Two passages stood out for me. First: "Hearing people talk only with the mouth. Hearing words tumble from the mouth, one word after another word, like a long word train. the meaning is not clear until the caboose word comes out of the mouth tunnel. These are only dry words, like dead insects. Mouth-talk is like a painting with no color. You can see shape. Understand an idea. But it's flat, like a black and white picture. There is no life in a black and white picture.
"My language is not a black and white language. The language of my hands and face and body is a Technicolor language. When I am angry, my language is red hot like the sun. When I am happy my language is blue like the ocean, and green like a meadow, and yellow like pretty flowers.
"My language is God's language. He put His language in my hands for all my time on earth. In heaven I will have no need for sign. I will talk directly to God." (pg. 131)

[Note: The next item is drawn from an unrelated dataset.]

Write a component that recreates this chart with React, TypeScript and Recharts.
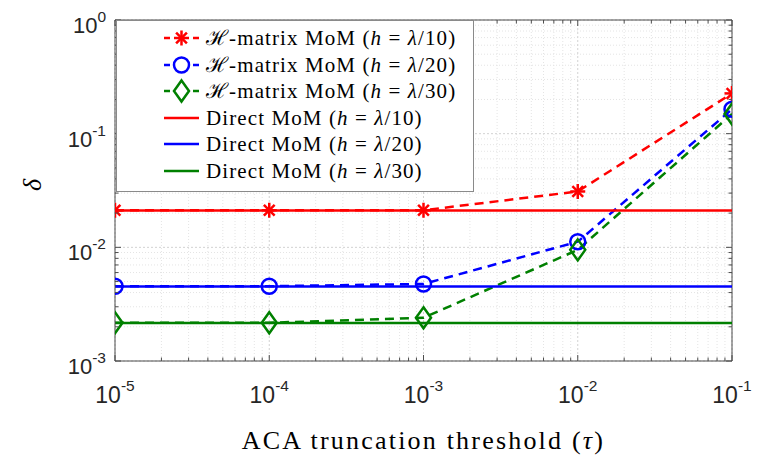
import React from "react";
import { CartesianGrid, Line, LineChart, ReferenceLine, XAxis, YAxis } from "recharts";

// ACA threshold values (x) and error delta (y)
const tau = [1e-5, 1e-4, 1e-3, 1e-2, 1e-1];
const hmatL10 = [0.0212, 0.0212, 0.0212, 0.031, 0.226];
const hmatL20 = [0.00455, 0.00455, 0.00476, 0.0112, 0.164];
const hmatL30 = [0.00217, 0.00217, 0.0024, 0.0095, 0.149];

const directTau = [1e-5, 1e-1];
const directL10 = [0.0211, 0.0211];
const directL20 = [0.00452, 0.00452];
const directL30 = [0.00216, 0.00216];

const xMajor = [1e-5, 1e-4, 1e-3, 1e-2, 1e-1];
const yMajor = [1e-3, 1e-2, 1e-1, 1];
const xLabels = ["-5", "-4", "-3", "-2", "-1"];
const yLabels = ["-3", "-2", "-1", "0"];

const minorOf = (majors: number[]) =>
  majors.slice(0, -1).flatMap((d) => [2, 3, 4, 5, 6, 7, 8, 9].map((m) => m * d));
const xMinor = minorOf(xMajor);
const yMinor = minorOf(yMajor);

const W = 757;
const H = 460;
const M = { top: 20, right: 25, left: 0, bottom: 0 };
const PLOT_TOP = M.top;
const PLOT_RIGHT = W - M.right;
const AX = "#4d4d4d";
const RED = "#ff0000";
const BLUE = "#0000ff";
const GREEN = "#008000";

const rows = (xs: number[], ys: number[]) => xs.map((x, i) => ({ x, y: ys[i] }));

const isMajor = (v: number) => Math.abs(Math.log10(v) - Math.round(Math.log10(v))) < 1e-6;

function Star({ cx, cy, color }: { cx: number; cy: number; color: string }) {
  const r = 7.5;
  const d = r * 0.72;
  return (
    <g stroke={color} strokeWidth={2.5} strokeLinecap="butt">
      <line x1={cx - r} y1={cy} x2={cx + r} y2={cy} />
      <line x1={cx} y1={cy - r} x2={cx} y2={cy + r} />
      <line x1={cx - d} y1={cy - d} x2={cx + d} y2={cy + d} />
      <line x1={cx - d} y1={cy + d} x2={cx + d} y2={cy - d} />
    </g>
  );
}

function Circle({ cx, cy, color }: { cx: number; cy: number; color: string }) {
  return <circle cx={cx} cy={cy} r={7.5} fill="none" stroke={color} strokeWidth={2.5} />;
}

function Diamond({ cx, cy, color }: { cx: number; cy: number; color: string }) {
  const w = 7.5;
  const h = 10.5;
  return (
    <path
      d={`M${cx},${cy - h}L${cx + w},${cy}L${cx},${cy + h}L${cx - w},${cy}Z`}
      fill="none"
      stroke={color}
      strokeWidth={2.5}
      strokeLinejoin="miter"
    />
  );
}

const markers: Record<string, typeof Star> = { star: Star, circle: Circle, diamond: Diamond };

const series = [
  { name: "hmat10", data: rows(tau, hmatL10), color: RED, dashed: true, marker: "star", label: "10" },
  { name: "hmat20", data: rows(tau, hmatL20), color: BLUE, dashed: true, marker: "circle", label: "20" },
  { name: "hmat30", data: rows(tau, hmatL30), color: GREEN, dashed: true, marker: "diamond", label: "30" },
  { name: "direct10", data: rows(directTau, directL10), color: RED, dashed: false, marker: "", label: "10" },
  { name: "direct20", data: rows(directTau, directL20), color: BLUE, dashed: false, marker: "", label: "20" },
  { name: "direct30", data: rows(directTau, directL30), color: GREEN, dashed: false, marker: "", label: "30" },
];

function XTick(props: any) {
  const { x, y, payload } = props;
  const v = payload.value as number;
  const major = isMajor(v);
  const len = major ? 6 : 3.5;
  const i = xMajor.findIndex((m) => Math.abs(m - v) / m < 1e-6);
  return (
    <g>
      <line x1={x} y1={y} x2={x} y2={y - len} stroke={AX} />
      <line x1={x} y1={PLOT_TOP} x2={x} y2={PLOT_TOP + len} stroke={AX} />
      {major && i >= 0 && (
        <text x={x} y={y + 42} textAnchor="middle" fill="#262626" fontFamily="Liberation Sans, Arial, sans-serif" fontSize={23}>
          <tspan>10</tspan>
          <tspan dy={-12} fontSize={15.5}>{xLabels[i]}</tspan>
        </text>
      )}
    </g>
  );
}

function YTick(props: any) {
  const { x, y, payload } = props;
  const v = payload.value as number;
  const major = isMajor(v);
  const len = major ? 6 : 3.5;
  const i = yMajor.findIndex((m) => Math.abs(m - v) / m < 1e-6);
  return (
    <g>
      <line x1={x} y1={y} x2={x + len} y2={y} stroke={AX} />
      <line x1={PLOT_RIGHT} y1={y} x2={PLOT_RIGHT - len} y2={y} stroke={AX} />
      {major && i >= 0 && (
        <text x={x - 9} y={y + 13} textAnchor="end" fill="#262626" fontFamily="Liberation Sans, Arial, sans-serif" fontSize={22}>
          <tspan>10</tspan>
          <tspan dy={-11} fontSize={15.5}>{yLabels[i]}</tspan>
        </text>
      )}
    </g>
  );
}

function LegendSample({ color, dashed, marker }: { color: string; dashed: boolean; marker: string }) {
  const Mk = marker ? markers[marker] : null;
  return (
    <svg width={38} height={26} style={{ display: "block" }}>
      {dashed ? (
        <g stroke={color} strokeWidth={2.5}>
          <line x1={1} y1={13} x2={7} y2={13} />
          <line x1={30} y1={13} x2={36} y2={13} />
        </g>
      ) : (
        <line x1={1} y1={13} x2={36} y2={13} stroke={color} strokeWidth={2.5} />
      )}
      {Mk && <Mk cx={18.5} cy={13} color={color} />}
    </svg>
  );
}

export default function App() {
  const serif = "'Liberation Serif', 'Times New Roman', serif";
  return (
    <div style={{ position: "absolute", left: 0, top: 0, width: W, height: H, background: "#fff" }}>
      <LineChart width={W} height={H} margin={M}>
        <CartesianGrid verticalValues={xMinor} horizontalValues={yMinor} stroke="#e4e4e4" strokeDasharray="1 2" />
        <CartesianGrid verticalValues={xMajor} horizontalValues={yMajor} stroke="#d2d2d2" strokeDasharray="2 2" />
        <XAxis
          dataKey="x"
          type="number"
          scale="log"
          domain={[1e-5, 1e-1]}
          ticks={[...xMajor, ...xMinor]}
          interval={0}
          height={99}
          tickLine={false}
          tickSize={0}
          tickMargin={0}
          axisLine={{ stroke: AX }}
          tick={XTick}
          allowDataOverflow
        />
        <YAxis
          type="number"
          scale="log"
          domain={[1e-3, 1]}
          ticks={[...yMajor, ...yMinor]}
          interval={0}
          width={115}
          tickLine={false}
          tickSize={0}
          tickMargin={0}
          axisLine={{ stroke: AX }}
          tick={YTick}
          allowDataOverflow
        />
        <ReferenceLine y={1} stroke={AX} />
        <ReferenceLine x={0.1} stroke={AX} />
        {series.map((s) => {
          const Mk = s.marker ? markers[s.marker] : null;
          return (
            <Line
              key={s.name}
              data={s.data}
              dataKey="y"
              type="linear"
              stroke={s.color}
              strokeWidth={2.5}
              strokeDasharray={s.dashed ? "9 6" : undefined}
              dot={
                Mk
                  ? (p: any) => <Mk key={`${s.name}-${p.index}`} cx={p.cx} cy={p.cy} color={s.color} />
                  : false
              }
              activeDot={false}
              isAnimationActive={false}
            />
          );
        })}
      </LineChart>

      {/* legend box */}
      <div
        style={{
          position: "absolute",
          left: 116,
          top: 20,
          width: 356,
          height: 170,
          border: "1px solid #8a8a8a",
          background: "#fff",
          fontFamily: serif,
          fontSize: 21,
          letterSpacing: 1.1,
          color: "#000",
        }}
      >
        {series.map((s, i) => (
          <div
            key={s.name}
            style={{ position: "absolute", left: 46, top: 4 + i * 26.5, height: 26, display: "flex", alignItems: "center", whiteSpace: "nowrap" }}
          >
            <LegendSample color={s.color} dashed={s.dashed} marker={s.marker} />
            <span style={{ marginLeft: 5, lineHeight: "26px" }}>
              {s.dashed ? "\u210B-matrix MoM (" : "Direct MoM ("}
              <i>h</i>
              {" = "}
              <i>λ</i>
              {`/${s.label})`}
            </span>
          </div>
        ))}
      </div>

      {/* axis titles */}
      <div
        style={{
          position: "absolute",
          left: 115,
          width: 617,
          top: 427,
          textAlign: "center",
          fontFamily: serif,
          fontSize: 26,
          letterSpacing: 2.2,
          lineHeight: "28px",
          color: "#000",
        }}
      >
        ACA truncation threshold (<i>τ</i>)
      </div>
      <div
        style={{
          position: "absolute",
          left: 20,
          top: 172,
          width: 26,
          height: 26,
          lineHeight: "26px",
          textAlign: "center",
          fontFamily: serif,
          fontSize: 26,
          fontStyle: "italic",
          transform: "rotate(-90deg)",
          color: "#000",
        }}
      >
        δ
      </div>
    </div>
  );
}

The second: Uhlberg describes a weekly gathering of deaf people on Coney Island beach, they would come from all over that part of the city to stay in touch with others of their own world. Sitting in a circle, as someone arrived they would widen their circle of lawn/beach chairs without breaking their conversations. The kids were always in the middle of the circle playing, so their parents could watch them. Uhlberg describes the language as a "...wild diversity of language on display, the different styles reflecting a wide variety of personalities and geographic origins, as well as differences between the sexes. The men tended to sign more aggressively, more assertively than the women. the outgoing personalities signed expansively, while the shy tended to make smaller, more guarded signs. Some were so reserved that they made only the most tentative gestures in the air, constipated strings of small, stunted signs. Some signed with abandon, even boisterously, while others signed demurely. Some signed loudly, some softly. Some signed with comic exaggeration, while the signing of others was more controlled, more thoughtful. A couple who had moved to the Bronx from a small town in Georgia signed with an accent I didn't recognize. My father told me they signed with a drawl, and it was true that their signs did seem to flow from their hands like syrup, thick and slow." (pg. 113)
If you decide to read this wonderful memoir you will laugh at the antics of Myron acting out the Joe Louis fights for his father while listening to them on the radio and you will be moved by his Father's passion for Jackie Robinson. Both are men that he relates to in a way that would not have occurred to me. It is a wonderful book of a son's love for his father.